Figure scripts
* BEGIN *
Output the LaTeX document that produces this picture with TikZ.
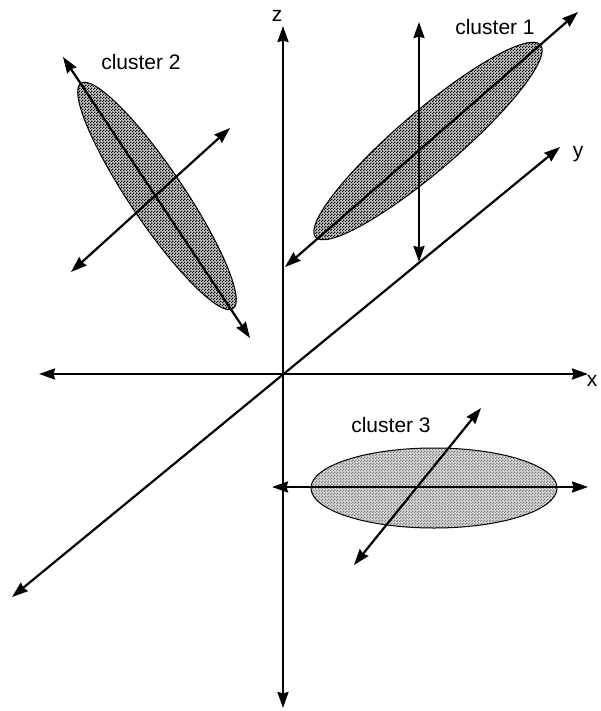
\documentclass[tikz,border=0pt]{standalone}
\usepackage{fontspec}
\setmainfont{Liberation Sans}
\usetikzlibrary{arrows.meta,patterns}
\pgfdeclarepatternformonly{finechecker}{\pgfpointorigin}{\pgfpoint{1.5pt}{1.5pt}}{\pgfpoint{1.5pt}{1.5pt}}{%
  \pgfpathrectangle{\pgfpointorigin}{\pgfpoint{0.75pt}{0.75pt}}%
  \pgfpathrectangle{\pgfpoint{0.75pt}{0.75pt}}{\pgfpoint{0.75pt}{0.75pt}}%
  \pgfusepath{fill}}
\begin{document}
\begin{tikzpicture}[x=0.5pt,y=-0.5pt,
  dbl/.style={line width=1.1pt,
    {Stealth[length=8pt,width=5.5pt,inset=0.7pt]}-{Stealth[length=8pt,width=5.5pt,inset=0.7pt]}},
  darkcloud/.style={draw=black,line width=0.5pt,preaction={fill=black!22},pattern=finechecker,pattern color=black},
  lightcloud/.style={draw=black,line width=0.5pt,preaction={fill=black!15},pattern=finechecker,pattern color=black!50},
  lbl/.style={font=\fontsize{10.5}{12}\selectfont,anchor=base,inner sep=0pt}]
\useasboundingbox (0,0) rectangle (600,711);
% centres
\coordinate (c1) at (428,141);
\coordinate (c2) at (157,196);
\coordinate (c3) at (434,488);
% clouds
\path[darkcloud,rotate around={40.5:(c1)}] (c1) ellipse [x radius=148, y radius=30];
\path[darkcloud,rotate around={-56:(c2)}] (c2) ellipse [x radius=136, y radius=27];
\path[lightcloud] (c3) ellipse [x radius=123, y radius=40];
% main axes
\coordinate (ztop) at (283,26);
\coordinate (zbot) at (283,708);
\coordinate (xl) at (39,374);
\coordinate (xr) at (588,374);
\coordinate (yl) at (12,597);
\coordinate (yr) at (560,147);
\draw[dbl] (zbot) -- (ztop);
\draw[dbl] (xl) -- (xr);
\draw[dbl] (yl) -- (yr);
% cluster 1 axes
\coordinate (a1) at (285,267);
\coordinate (b1) at (578,12);
\coordinate (v1t) at (419,22);
\coordinate (v1b) at (419,262);
\draw[dbl] (a1) -- (b1);
\draw[dbl] (v1t) -- (v1b);
% cluster 2 axes
\coordinate (a2) at (63,57);
\coordinate (b2) at (250,338);
\coordinate (m2a) at (71,272);
\coordinate (m2b) at (230,128);
\draw[dbl] (a2) -- (b2);
\draw[dbl] (m2a) -- (m2b);
% cluster 3 axes
\coordinate (a3) at (272,487);
\coordinate (b3) at (588,487);
\coordinate (m3a) at (354,565);
\coordinate (m3b) at (481,408);
\draw[dbl] (a3) -- (b3);
\draw[dbl] (m3a) -- (m3b);
% labels
\node[lbl] (zl) at (277,22) {z};
\node[lbl] (xlab) at (592,386) {x};
\node[lbl] (ylab) at (578,158) {y};
\node[lbl] (l1) at (495,35) {cluster 1};
\node[lbl] (l2) at (141,70) {cluster 2};
\node[lbl] (l3) at (391,432) {cluster 3};
\end{tikzpicture}
\end{document}
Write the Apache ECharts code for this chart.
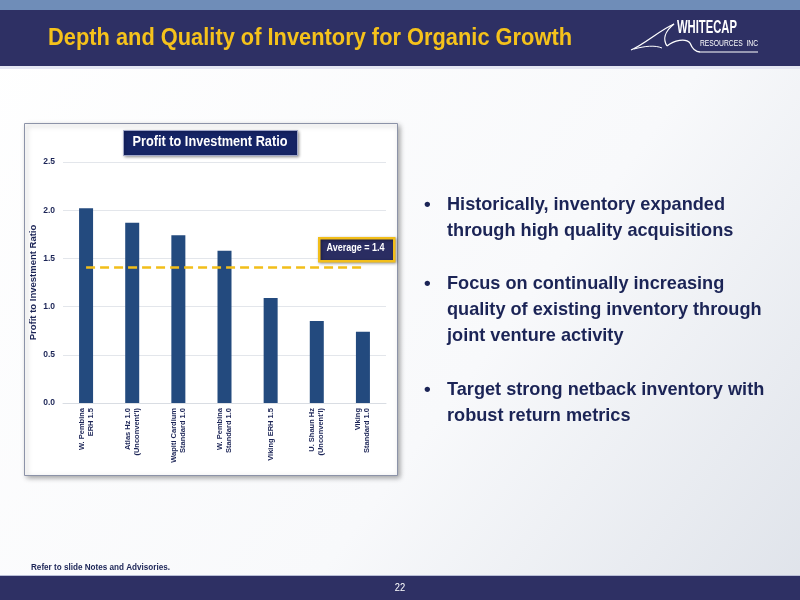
<!DOCTYPE html>
<html>
<head>
<meta charset="utf-8">
<script src="https://cdn.jsdelivr.net/npm/echarts@6/dist/echarts.min.js"></script>
<style>
html,body{margin:0;padding:0;background:#fff;}
#main{width:800px;height:600px;}
</style>
</head>
<body>
<div id="main"></div>
<script>
const categories = ['W. Pembina\nERH 1.5', 'Atlas Hz 1.0\n(Unconvent\'l)', 'Wapiti Cardium\nStandard 1.0', 'W. Pembina\nStandard 1.0', 'Viking ERH 1.5', 'U. Shaun Hz\n(Unconvent\'l)', 'Viking\nStandard 1.0'];
const ratioValues = [2.02, 1.87, 1.74, 1.58, 1.09, 0.85, 0.74];
const averageValue = 1.41;
const averageLabel = 'Average = 1.4';
const yTicks = [0, 0.5, 1.0, 1.5, 2.0, 2.5];
const bullets = [
  ['Historically, inventory expanded', 'through high quality acquisitions'],
  ['Focus on continually increasing', 'quality of existing inventory through', 'joint venture activity'],
  ['Target strong netback inventory with', 'robust return metrics']
];

const NAVY = '#2E3064';
const TEXT = '#1B2456';
const BAR = '#234A7E';
const FONT = "'Liberation Sans', Arial, sans-serif";

const mctx = document.createElement('canvas').getContext('2d');
function measure(text, size, weight) {
  mctx.font = weight + ' ' + size + 'px ' + FONT;
  return mctx.measureText(text).width;
}
// text element; if fitWidth given, horizontally compress to that width (condensed typeface look)
function txt(x, y, text, color, size, weight, opts) {
  opts = opts || {};
  let sx = 1;
  if (opts.fitWidth) sx = opts.fitWidth / measure(text, size, weight);
  if (opts.scaleX) sx = opts.scaleX;
  return {
    type: 'text', x: x, y: y, scaleX: sx, z: opts.z || 5,
    style: {text: text, fill: color, fontSize: size, fontWeight: weight, fontFamily: FONT,
            textAlign: opts.align || 'left', textVerticalAlign: 'middle'}
  };
}

const chart = echarts.init(document.getElementById('main'), null, {renderer: 'canvas'});

const bulletGraphics = [];
const bulletTop = [205, 284, 390];
const bulletScale = 278 / measure(bullets[0][0], 19, 'bold');
bullets.forEach((lines, i) => {
  bulletGraphics.push(txt(424, bulletTop[i], '•', TEXT, 19, 'bold'));
  lines.forEach((ln, j) => {
    bulletGraphics.push(txt(447, bulletTop[i] + j * 26, ln, TEXT, 19, 'bold', {scaleX: bulletScale}));
  });
});

const W = '#ffffff';
const logo = [
  {type: 'bezierCurve', shape: {x1: 631, y1: 50, cpx1: 645, cpy1: 44, cpx2: 660, cpy2: 30, x2: 674, y2: 24}, style: {stroke: W, fill: null, lineWidth: 1.3}},
  {type: 'bezierCurve', shape: {x1: 674, y1: 24, cpx1: 664, cpy1: 32, cpx2: 663, cpy2: 40, x2: 667, y2: 46}, style: {stroke: W, fill: null, lineWidth: 1.3}},
  {type: 'bezierCurve', shape: {x1: 667, y1: 46, cpx1: 674, cpy1: 40, cpx2: 686, cpy2: 38, x2: 690, y2: 43}, style: {stroke: W, fill: null, lineWidth: 1.3}},
  {type: 'bezierCurve', shape: {x1: 690, y1: 43, cpx1: 692, cpy1: 48, cpx2: 695, cpy2: 52, x2: 700, y2: 52}, style: {stroke: W, fill: null, lineWidth: 1.3}},
  {type: 'bezierCurve', shape: {x1: 634, y1: 49, cpx1: 645, cpy1: 46, cpx2: 655, cpy2: 45, x2: 662, y2: 48}, style: {stroke: W, fill: null, lineWidth: 1}},
  {type: 'line', shape: {x1: 700, y1: 52, x2: 758, y2: 52}, style: {stroke: W, lineWidth: 1.2}},
  txt(677, 28.5, 'WHITECAP', W, 18, 'bold', {fitWidth: 60}),
  txt(700, 43, 'RESOURCES  INC', W, 9.5, 'normal', {fitWidth: 58})
];

const option = {
  backgroundColor: {
    type: 'linear', x: 0, y: 0, x2: 1, y2: 1,
    colorStops: [{offset: 0, color: '#ffffff'}, {offset: 0.6, color: '#f8f9fb'}, {offset: 1, color: '#dfe3ea'}]
  },
  animation: false,
  grid: {left: 63, right: 414, top: 162, bottom: 197, containLabel: false},
  xAxis: {
    type: 'category',
    data: categories,
    axisLine: {show: true, lineStyle: {color: '#d9dde3', width: 1}},
    axisTick: {show: false},
    axisLabel: {
      rotate: 90, interval: 0, margin: 5,
      color: TEXT, fontWeight: 'bold', fontSize: 7.5, fontFamily: FONT, lineHeight: 9
    }
  },
  yAxis: {
    type: 'value', min: 0, max: 2.5, interval: 0.5,
    name: 'Profit to Investment Ratio', nameLocation: 'middle', nameGap: 25,
    nameTextStyle: {color: TEXT, fontWeight: 'bold', fontSize: 9.5, fontFamily: FONT},
    axisLine: {show: false}, axisTick: {show: false},
    axisLabel: {
      color: TEXT, fontWeight: 'bold', fontSize: 8.5, fontFamily: FONT, margin: 8,
      formatter: v => yTicks.includes(v) ? v.toFixed(1) : ''
    },
    splitLine: {lineStyle: {color: '#e3e6eb', width: 1}}
  },
  series: [{
    type: 'bar',
    data: ratioValues,
    barWidth: 14,
    itemStyle: {color: BAR},
    markLine: {
      symbol: 'none', silent: true,
      label: {show: false},
      lineStyle: {color: '#F2BE1A', type: [9, 5], width: 2.5},
      data: [[{coord: [0, averageValue]}, {coord: [categories.length - 1, averageValue]}]]
    }
  }],
  graphic: [
    {type: 'rect', left: 0, top: 0, z: -10, shape: {width: 800, height: 10}, style: {fill: '#6F8DB8'}},
    {type: 'rect', left: 0, top: 10, z: -10, shape: {width: 800, height: 56}, style: {fill: NAVY}},
    {type: 'rect', left: 0, top: 66, z: -10, shape: {width: 800, height: 3}, style: {fill: '#E4E6F2'}},
    txt(48, 38.5, 'Depth and Quality of Inventory for Organic Growth', '#F5C21B', 24.5, 'bold', {fitWidth: 524}),
    {type: 'rect', left: 24, top: 123, z: -5, shape: {width: 373, height: 352}, style: {fill: '#ffffff', stroke: '#8C93A8', lineWidth: 1, shadowBlur: 5, shadowOffsetX: 2, shadowOffsetY: 2, shadowColor: 'rgba(0,0,0,0.35)'}},
    {type: 'rect', left: 123, top: 130, z: 10, shape: {width: 174, height: 25}, style: {fill: '#152465', stroke: '#9FA6C8', lineWidth: 1, shadowBlur: 3, shadowOffsetX: 1, shadowOffsetY: 1, shadowColor: 'rgba(0,0,0,0.4)'}},
    txt(210, 142.5, 'Profit to Investment Ratio', W, 14, 'bold', {align: 'center', fitWidth: 155, z: 11}),
    {type: 'rect', left: 318, top: 237, z: 10, shape: {width: 75, height: 23}, style: {fill: '#2A2D62', stroke: '#F2BE1A', lineWidth: 2.5, shadowBlur: 3, shadowOffsetX: 1, shadowOffsetY: 1, shadowColor: 'rgba(0,0,0,0.4)'}},
    txt(355.5, 248.5, averageLabel, W, 10.5, 'bold', {align: 'center', fitWidth: 58, z: 11}),
    txt(31, 568, 'Refer to slide Notes and Advisories.', TEXT, 9, 'bold', {fitWidth: 139}),
    {type: 'rect', left: 0, top: 576, z: -10, shape: {width: 800, height: 24}, style: {fill: NAVY}},
    {type: 'rect', left: 0, top: 575, z: -10, shape: {width: 800, height: 1}, style: {fill: '#B9BED6'}},
    txt(400, 588, '22', W, 11, 'normal', {align: 'center', scaleX: 0.85})
  ].concat(logo).concat(bulletGraphics)
};
chart.setOption(option);
</script>
</body>
</html>
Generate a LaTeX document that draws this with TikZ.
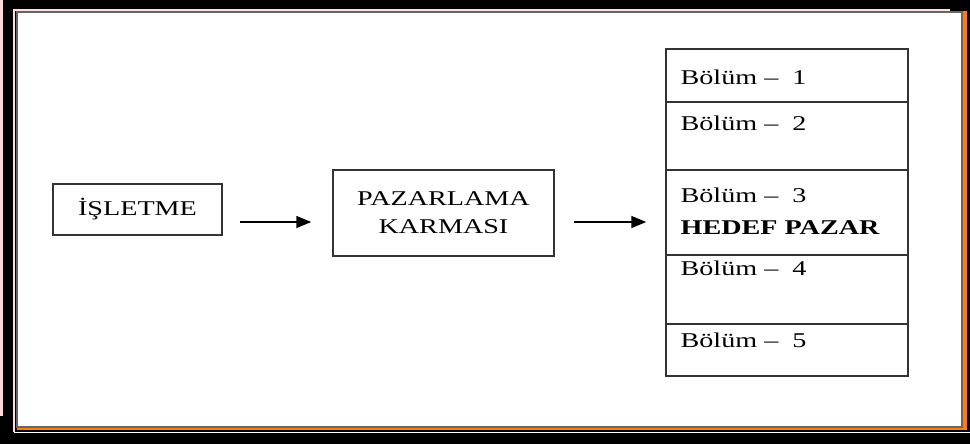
* END *
## YOUR GOAL
Report the number of lines holding the string "this", without any other words.

## SOLUTION
3